── PROVIDED RECORDS ──
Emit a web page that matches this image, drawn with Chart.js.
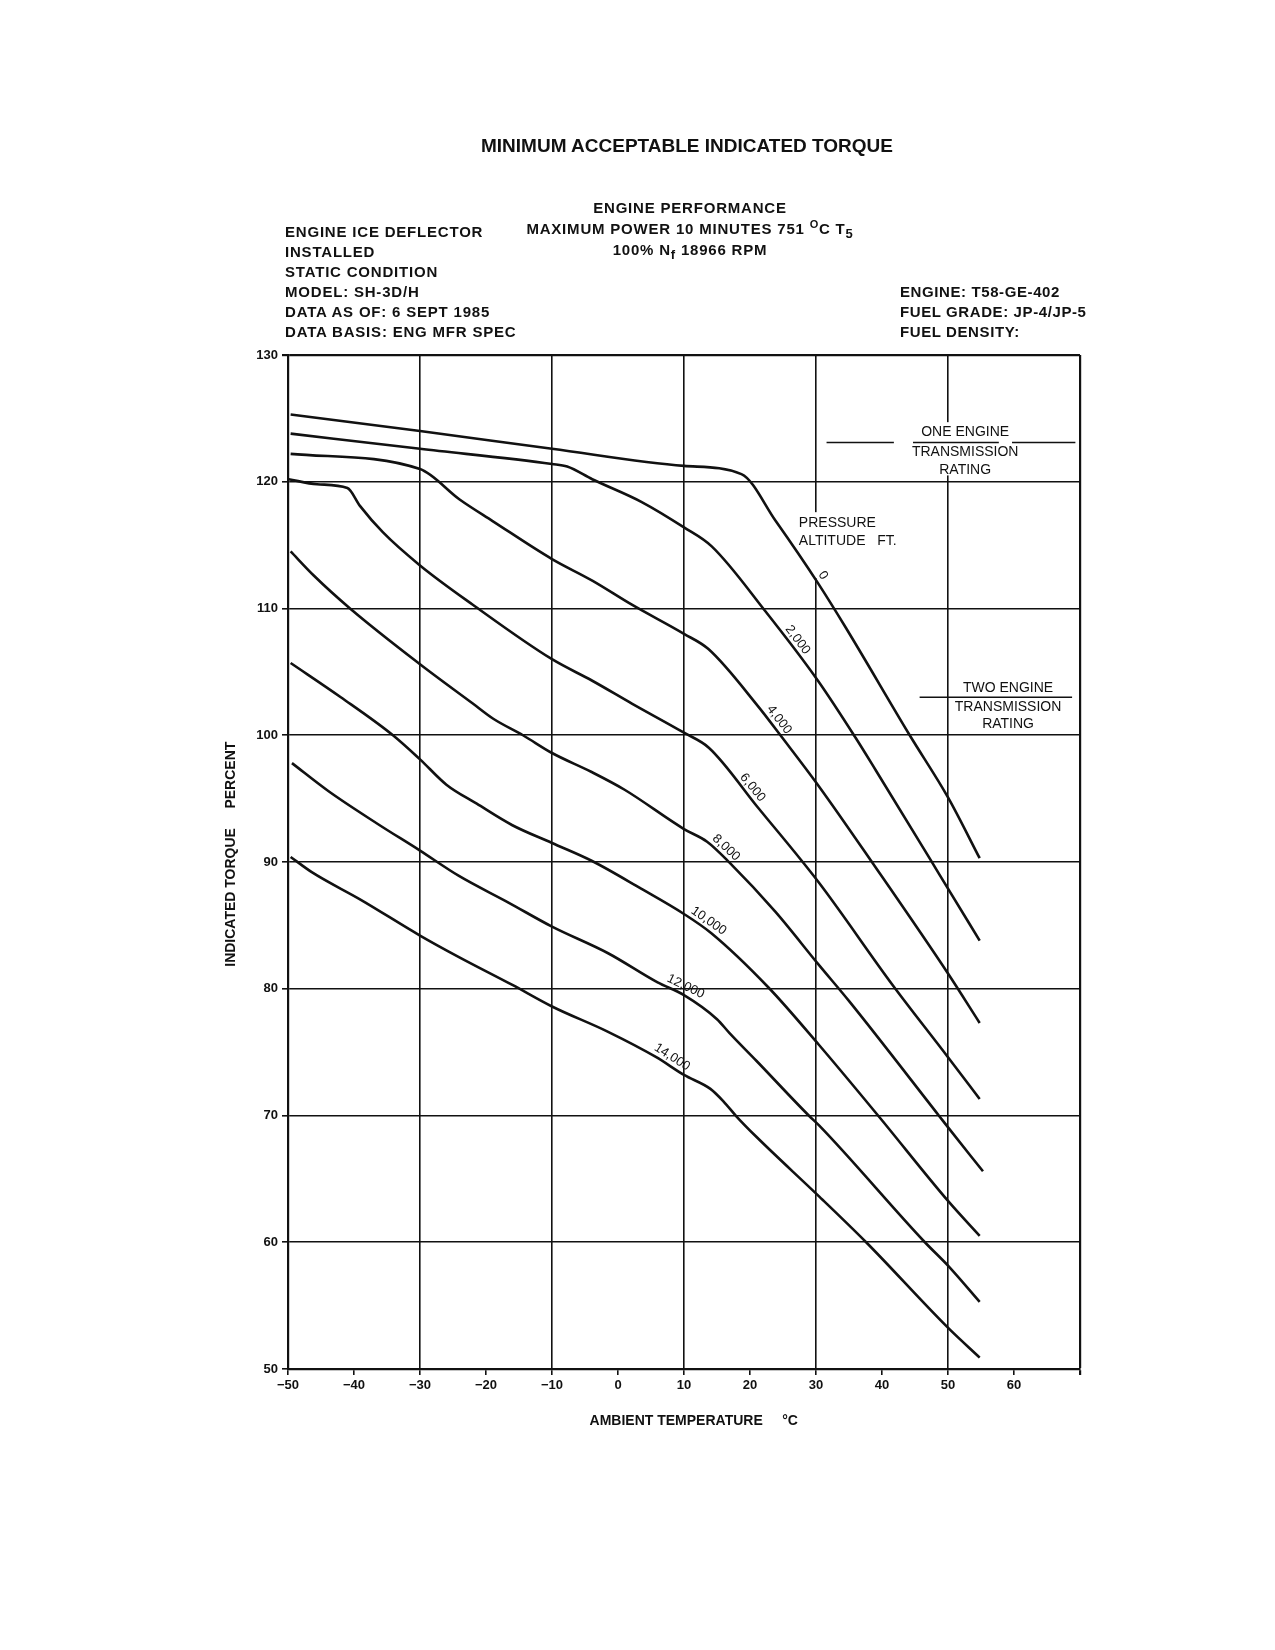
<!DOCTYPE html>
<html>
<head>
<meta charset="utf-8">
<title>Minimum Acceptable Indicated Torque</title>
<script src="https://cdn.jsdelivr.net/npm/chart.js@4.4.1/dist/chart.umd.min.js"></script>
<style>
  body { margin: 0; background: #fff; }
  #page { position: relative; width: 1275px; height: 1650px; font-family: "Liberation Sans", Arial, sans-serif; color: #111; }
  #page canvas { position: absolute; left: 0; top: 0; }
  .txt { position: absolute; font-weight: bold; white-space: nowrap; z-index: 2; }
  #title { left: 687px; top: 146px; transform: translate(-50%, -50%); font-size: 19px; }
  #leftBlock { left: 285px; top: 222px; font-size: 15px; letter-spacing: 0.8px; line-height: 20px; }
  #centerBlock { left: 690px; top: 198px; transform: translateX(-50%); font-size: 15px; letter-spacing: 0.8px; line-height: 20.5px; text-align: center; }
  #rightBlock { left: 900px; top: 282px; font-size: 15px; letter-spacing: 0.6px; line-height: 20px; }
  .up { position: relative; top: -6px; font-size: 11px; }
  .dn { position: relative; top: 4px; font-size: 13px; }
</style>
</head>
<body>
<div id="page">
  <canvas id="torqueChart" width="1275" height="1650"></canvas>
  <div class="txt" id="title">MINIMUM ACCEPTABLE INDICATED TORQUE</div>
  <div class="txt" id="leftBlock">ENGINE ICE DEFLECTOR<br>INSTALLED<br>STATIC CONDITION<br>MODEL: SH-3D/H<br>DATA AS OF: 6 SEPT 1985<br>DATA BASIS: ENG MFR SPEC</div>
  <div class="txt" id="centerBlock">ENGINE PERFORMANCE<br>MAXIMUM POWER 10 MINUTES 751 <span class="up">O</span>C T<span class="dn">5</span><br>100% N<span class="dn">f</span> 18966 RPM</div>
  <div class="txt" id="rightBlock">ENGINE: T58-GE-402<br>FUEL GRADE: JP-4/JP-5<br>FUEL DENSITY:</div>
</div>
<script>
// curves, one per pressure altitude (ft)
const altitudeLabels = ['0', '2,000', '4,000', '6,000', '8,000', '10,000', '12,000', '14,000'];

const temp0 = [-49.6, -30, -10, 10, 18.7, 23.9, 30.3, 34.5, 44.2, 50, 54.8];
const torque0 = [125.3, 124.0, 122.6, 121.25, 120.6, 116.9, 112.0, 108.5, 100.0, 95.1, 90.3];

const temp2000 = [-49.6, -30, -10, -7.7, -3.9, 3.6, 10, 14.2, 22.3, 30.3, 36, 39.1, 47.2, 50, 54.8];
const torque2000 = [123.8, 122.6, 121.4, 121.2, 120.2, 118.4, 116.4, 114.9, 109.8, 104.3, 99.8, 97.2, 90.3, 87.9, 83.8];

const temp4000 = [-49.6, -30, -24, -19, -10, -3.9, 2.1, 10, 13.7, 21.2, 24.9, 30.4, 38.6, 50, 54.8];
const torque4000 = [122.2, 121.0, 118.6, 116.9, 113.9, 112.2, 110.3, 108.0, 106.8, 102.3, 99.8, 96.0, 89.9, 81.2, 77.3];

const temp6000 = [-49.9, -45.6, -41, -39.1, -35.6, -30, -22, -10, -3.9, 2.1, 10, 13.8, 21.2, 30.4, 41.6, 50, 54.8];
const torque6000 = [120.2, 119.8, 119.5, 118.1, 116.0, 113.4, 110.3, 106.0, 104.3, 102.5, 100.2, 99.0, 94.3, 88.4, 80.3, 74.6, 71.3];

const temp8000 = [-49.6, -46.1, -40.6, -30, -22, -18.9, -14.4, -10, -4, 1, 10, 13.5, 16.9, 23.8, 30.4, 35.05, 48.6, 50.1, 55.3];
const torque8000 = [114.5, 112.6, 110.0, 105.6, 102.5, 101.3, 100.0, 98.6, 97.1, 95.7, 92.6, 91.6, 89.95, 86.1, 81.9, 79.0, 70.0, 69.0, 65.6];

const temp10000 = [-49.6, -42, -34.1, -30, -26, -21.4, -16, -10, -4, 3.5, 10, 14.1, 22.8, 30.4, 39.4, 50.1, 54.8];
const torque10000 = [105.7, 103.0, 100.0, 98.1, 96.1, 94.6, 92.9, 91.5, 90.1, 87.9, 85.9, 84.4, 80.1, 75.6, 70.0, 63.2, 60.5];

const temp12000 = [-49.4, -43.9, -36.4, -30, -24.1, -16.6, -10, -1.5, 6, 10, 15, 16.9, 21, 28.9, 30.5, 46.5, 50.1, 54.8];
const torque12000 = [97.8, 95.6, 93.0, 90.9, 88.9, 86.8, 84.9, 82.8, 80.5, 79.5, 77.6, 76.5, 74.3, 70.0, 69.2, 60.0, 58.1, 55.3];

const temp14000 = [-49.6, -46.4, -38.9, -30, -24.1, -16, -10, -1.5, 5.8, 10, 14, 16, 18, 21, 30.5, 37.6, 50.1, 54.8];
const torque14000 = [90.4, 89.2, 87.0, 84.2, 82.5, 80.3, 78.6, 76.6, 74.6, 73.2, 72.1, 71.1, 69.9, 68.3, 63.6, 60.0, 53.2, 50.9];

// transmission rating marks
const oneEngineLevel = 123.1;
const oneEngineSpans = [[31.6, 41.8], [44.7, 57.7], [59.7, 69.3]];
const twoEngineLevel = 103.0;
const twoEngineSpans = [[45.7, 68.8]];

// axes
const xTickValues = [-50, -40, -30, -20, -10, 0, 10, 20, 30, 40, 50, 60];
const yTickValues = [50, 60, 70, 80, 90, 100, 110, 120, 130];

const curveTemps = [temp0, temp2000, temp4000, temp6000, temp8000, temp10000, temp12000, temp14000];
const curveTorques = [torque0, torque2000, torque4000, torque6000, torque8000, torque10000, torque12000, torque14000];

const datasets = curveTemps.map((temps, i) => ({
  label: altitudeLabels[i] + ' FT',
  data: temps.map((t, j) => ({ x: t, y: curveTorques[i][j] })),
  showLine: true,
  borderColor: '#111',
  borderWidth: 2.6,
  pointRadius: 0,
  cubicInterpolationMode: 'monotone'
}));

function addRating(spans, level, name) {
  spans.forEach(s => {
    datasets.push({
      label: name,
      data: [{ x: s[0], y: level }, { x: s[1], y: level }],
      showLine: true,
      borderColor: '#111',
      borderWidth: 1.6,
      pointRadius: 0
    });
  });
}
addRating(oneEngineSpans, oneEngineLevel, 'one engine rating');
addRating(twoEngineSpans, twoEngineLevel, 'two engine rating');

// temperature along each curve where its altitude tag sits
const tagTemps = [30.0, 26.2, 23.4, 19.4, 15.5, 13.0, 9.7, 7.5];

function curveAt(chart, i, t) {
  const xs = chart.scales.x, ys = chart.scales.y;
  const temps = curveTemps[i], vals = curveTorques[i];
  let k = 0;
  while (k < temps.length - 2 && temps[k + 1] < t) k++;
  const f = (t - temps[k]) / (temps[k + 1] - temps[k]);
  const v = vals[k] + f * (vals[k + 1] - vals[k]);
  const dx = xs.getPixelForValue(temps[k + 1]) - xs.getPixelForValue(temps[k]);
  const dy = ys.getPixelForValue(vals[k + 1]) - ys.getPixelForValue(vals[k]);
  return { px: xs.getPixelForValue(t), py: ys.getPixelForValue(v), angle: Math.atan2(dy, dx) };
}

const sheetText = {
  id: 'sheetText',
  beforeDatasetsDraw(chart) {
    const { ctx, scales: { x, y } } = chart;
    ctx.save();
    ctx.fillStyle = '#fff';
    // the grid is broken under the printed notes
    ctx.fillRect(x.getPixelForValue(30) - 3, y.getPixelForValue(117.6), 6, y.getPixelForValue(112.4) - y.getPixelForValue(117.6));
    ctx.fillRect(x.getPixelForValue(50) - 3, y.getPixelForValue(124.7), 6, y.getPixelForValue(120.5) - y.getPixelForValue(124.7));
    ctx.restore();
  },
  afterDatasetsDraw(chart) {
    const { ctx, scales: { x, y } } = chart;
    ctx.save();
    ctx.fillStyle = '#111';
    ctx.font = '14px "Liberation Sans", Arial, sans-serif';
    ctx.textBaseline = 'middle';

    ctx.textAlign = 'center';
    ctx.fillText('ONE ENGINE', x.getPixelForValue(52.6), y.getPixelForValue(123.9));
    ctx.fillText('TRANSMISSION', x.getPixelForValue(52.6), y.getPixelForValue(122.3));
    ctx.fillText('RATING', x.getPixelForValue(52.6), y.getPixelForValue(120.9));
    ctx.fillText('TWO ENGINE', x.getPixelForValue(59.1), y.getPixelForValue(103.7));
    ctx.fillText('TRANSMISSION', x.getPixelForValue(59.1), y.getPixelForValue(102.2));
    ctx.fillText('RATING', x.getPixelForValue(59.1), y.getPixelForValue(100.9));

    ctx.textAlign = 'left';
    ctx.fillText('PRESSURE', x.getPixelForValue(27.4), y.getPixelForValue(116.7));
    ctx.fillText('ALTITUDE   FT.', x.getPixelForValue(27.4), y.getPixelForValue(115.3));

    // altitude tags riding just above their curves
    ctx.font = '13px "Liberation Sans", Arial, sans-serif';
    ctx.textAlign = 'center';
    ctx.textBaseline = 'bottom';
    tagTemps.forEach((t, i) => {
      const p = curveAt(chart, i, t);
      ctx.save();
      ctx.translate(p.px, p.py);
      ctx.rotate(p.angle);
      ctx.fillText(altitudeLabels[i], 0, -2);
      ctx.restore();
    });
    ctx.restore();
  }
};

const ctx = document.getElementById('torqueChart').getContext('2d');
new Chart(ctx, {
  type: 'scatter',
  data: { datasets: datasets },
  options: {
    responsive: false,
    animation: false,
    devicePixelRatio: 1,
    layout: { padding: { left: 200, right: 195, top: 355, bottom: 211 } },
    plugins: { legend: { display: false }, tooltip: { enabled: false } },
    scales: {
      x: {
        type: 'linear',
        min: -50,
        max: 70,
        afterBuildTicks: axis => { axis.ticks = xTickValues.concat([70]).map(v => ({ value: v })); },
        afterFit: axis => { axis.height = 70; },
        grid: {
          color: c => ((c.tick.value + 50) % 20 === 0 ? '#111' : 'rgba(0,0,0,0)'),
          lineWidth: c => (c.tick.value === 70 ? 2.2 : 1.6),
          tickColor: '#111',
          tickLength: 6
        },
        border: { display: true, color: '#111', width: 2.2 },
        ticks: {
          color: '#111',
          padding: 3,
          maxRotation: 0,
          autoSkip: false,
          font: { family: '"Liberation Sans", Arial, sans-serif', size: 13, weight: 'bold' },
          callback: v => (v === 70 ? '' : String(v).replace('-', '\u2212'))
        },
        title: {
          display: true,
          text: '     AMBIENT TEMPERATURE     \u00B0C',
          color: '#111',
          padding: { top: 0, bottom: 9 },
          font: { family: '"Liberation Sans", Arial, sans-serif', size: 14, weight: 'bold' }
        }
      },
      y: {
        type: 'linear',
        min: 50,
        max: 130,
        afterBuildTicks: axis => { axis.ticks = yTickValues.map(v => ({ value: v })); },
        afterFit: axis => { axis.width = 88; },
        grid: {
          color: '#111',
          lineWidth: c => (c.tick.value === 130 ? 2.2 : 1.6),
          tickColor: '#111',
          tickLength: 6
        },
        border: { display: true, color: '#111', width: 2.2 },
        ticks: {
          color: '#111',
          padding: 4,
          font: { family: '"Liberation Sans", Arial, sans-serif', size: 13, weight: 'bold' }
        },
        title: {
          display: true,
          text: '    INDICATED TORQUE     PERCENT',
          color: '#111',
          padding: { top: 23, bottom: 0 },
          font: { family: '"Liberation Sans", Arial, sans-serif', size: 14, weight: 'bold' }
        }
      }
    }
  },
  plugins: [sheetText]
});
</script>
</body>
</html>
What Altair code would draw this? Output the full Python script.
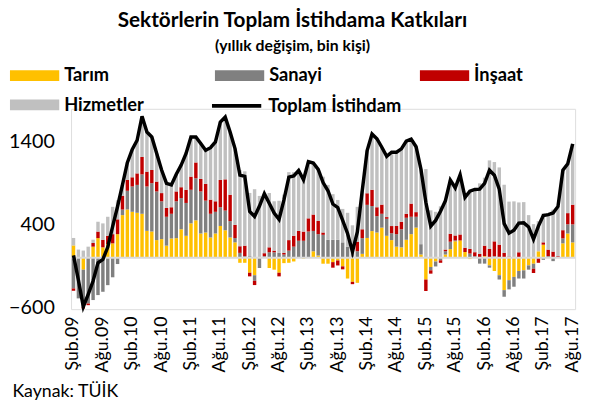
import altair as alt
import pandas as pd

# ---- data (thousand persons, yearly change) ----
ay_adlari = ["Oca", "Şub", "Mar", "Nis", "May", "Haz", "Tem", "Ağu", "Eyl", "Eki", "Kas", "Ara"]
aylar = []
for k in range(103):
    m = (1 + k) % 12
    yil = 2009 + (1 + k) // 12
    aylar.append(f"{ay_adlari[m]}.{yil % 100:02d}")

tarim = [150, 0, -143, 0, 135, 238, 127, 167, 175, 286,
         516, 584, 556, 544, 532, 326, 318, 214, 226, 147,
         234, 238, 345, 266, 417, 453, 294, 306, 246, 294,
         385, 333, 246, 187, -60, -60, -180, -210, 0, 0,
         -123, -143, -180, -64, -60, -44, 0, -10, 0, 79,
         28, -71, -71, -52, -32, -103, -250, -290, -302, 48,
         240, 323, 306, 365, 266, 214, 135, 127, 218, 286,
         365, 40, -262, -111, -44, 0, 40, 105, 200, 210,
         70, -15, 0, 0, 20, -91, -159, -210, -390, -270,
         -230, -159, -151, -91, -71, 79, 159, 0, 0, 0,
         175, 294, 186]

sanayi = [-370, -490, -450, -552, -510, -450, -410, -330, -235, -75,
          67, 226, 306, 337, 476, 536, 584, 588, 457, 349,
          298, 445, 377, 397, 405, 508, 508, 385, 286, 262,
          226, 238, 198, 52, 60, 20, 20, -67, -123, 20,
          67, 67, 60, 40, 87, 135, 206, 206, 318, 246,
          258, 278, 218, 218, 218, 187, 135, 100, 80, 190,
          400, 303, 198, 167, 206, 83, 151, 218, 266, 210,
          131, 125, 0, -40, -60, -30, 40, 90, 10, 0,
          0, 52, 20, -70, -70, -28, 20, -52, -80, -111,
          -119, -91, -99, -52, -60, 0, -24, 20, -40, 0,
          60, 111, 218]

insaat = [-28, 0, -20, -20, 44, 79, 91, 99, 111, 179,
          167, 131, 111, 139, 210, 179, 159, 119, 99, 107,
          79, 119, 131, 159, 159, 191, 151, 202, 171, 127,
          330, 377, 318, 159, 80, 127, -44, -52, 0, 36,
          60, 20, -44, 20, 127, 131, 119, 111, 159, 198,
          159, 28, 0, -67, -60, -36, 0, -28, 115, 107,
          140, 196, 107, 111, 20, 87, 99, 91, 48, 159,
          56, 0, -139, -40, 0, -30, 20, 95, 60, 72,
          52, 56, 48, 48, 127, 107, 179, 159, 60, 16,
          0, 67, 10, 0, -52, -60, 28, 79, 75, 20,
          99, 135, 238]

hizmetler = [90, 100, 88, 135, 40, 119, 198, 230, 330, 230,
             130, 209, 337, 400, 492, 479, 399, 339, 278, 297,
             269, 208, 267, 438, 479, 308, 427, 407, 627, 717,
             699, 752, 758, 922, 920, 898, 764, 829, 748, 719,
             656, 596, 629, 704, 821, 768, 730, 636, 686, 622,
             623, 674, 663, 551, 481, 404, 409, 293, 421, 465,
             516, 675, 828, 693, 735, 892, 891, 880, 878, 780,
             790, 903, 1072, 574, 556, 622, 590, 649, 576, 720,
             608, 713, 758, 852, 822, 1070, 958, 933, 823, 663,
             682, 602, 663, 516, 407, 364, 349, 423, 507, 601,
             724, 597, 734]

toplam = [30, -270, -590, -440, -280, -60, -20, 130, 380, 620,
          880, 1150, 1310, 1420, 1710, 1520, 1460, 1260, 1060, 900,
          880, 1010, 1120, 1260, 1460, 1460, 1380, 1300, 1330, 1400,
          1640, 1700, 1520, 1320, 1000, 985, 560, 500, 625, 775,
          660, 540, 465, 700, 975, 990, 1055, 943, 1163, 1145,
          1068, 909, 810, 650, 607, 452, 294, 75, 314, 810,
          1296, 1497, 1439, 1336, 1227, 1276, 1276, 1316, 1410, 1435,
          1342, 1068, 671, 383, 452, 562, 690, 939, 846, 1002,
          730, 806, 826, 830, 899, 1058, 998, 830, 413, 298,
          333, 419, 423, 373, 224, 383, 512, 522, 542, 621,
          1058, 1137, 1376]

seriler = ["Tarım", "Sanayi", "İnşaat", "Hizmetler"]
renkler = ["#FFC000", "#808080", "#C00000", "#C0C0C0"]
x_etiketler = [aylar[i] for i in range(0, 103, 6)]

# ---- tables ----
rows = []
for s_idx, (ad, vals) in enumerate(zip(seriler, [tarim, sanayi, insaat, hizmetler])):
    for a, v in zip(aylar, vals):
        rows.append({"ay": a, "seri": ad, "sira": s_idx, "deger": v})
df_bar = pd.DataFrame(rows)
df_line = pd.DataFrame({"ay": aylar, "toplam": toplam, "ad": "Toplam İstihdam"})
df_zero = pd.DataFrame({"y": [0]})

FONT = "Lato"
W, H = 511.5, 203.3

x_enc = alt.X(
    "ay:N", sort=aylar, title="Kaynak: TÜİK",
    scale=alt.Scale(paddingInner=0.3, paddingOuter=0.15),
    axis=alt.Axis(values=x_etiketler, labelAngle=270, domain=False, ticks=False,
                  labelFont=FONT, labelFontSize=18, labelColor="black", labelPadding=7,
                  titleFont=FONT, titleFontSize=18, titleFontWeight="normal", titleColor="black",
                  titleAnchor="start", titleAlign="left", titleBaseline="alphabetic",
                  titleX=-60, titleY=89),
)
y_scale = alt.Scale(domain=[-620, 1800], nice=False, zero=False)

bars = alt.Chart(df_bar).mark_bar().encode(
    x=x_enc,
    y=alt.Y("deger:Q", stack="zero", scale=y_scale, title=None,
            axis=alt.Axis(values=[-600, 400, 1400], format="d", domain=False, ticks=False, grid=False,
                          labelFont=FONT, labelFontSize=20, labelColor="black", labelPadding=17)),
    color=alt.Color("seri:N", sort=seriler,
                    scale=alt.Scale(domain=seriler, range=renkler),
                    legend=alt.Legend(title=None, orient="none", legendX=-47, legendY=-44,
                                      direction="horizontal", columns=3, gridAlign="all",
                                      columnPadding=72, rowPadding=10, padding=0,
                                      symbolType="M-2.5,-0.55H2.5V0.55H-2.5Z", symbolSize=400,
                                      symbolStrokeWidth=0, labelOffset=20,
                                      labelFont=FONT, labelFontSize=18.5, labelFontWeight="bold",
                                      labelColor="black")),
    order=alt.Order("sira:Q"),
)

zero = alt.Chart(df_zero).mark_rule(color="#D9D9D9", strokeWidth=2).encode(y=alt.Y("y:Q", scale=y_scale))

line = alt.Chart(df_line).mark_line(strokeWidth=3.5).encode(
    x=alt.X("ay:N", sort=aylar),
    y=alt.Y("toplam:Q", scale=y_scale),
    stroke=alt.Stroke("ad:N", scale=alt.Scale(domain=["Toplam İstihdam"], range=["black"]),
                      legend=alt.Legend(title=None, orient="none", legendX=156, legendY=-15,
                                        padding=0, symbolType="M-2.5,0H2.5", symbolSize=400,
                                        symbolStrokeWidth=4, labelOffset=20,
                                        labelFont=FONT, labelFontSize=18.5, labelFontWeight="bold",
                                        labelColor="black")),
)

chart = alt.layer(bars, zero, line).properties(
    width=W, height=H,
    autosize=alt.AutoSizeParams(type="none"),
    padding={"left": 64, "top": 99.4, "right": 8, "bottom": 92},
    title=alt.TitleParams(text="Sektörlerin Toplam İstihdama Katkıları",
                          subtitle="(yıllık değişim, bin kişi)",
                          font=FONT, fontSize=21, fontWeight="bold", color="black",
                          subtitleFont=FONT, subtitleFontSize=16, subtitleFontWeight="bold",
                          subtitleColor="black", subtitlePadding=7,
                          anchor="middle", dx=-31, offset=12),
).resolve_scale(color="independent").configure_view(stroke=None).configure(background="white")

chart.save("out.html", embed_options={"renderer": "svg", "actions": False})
───
THE PROBLEM
Reproduce, starting at the line containing "What Altair code" and stopping after the line containing "import pandas as pd", each of those lines exactly and no others; leave pictures out.

THE REPLY
What Altair code would draw this? Output the full Python script.
import altair as alt
import pandas as pd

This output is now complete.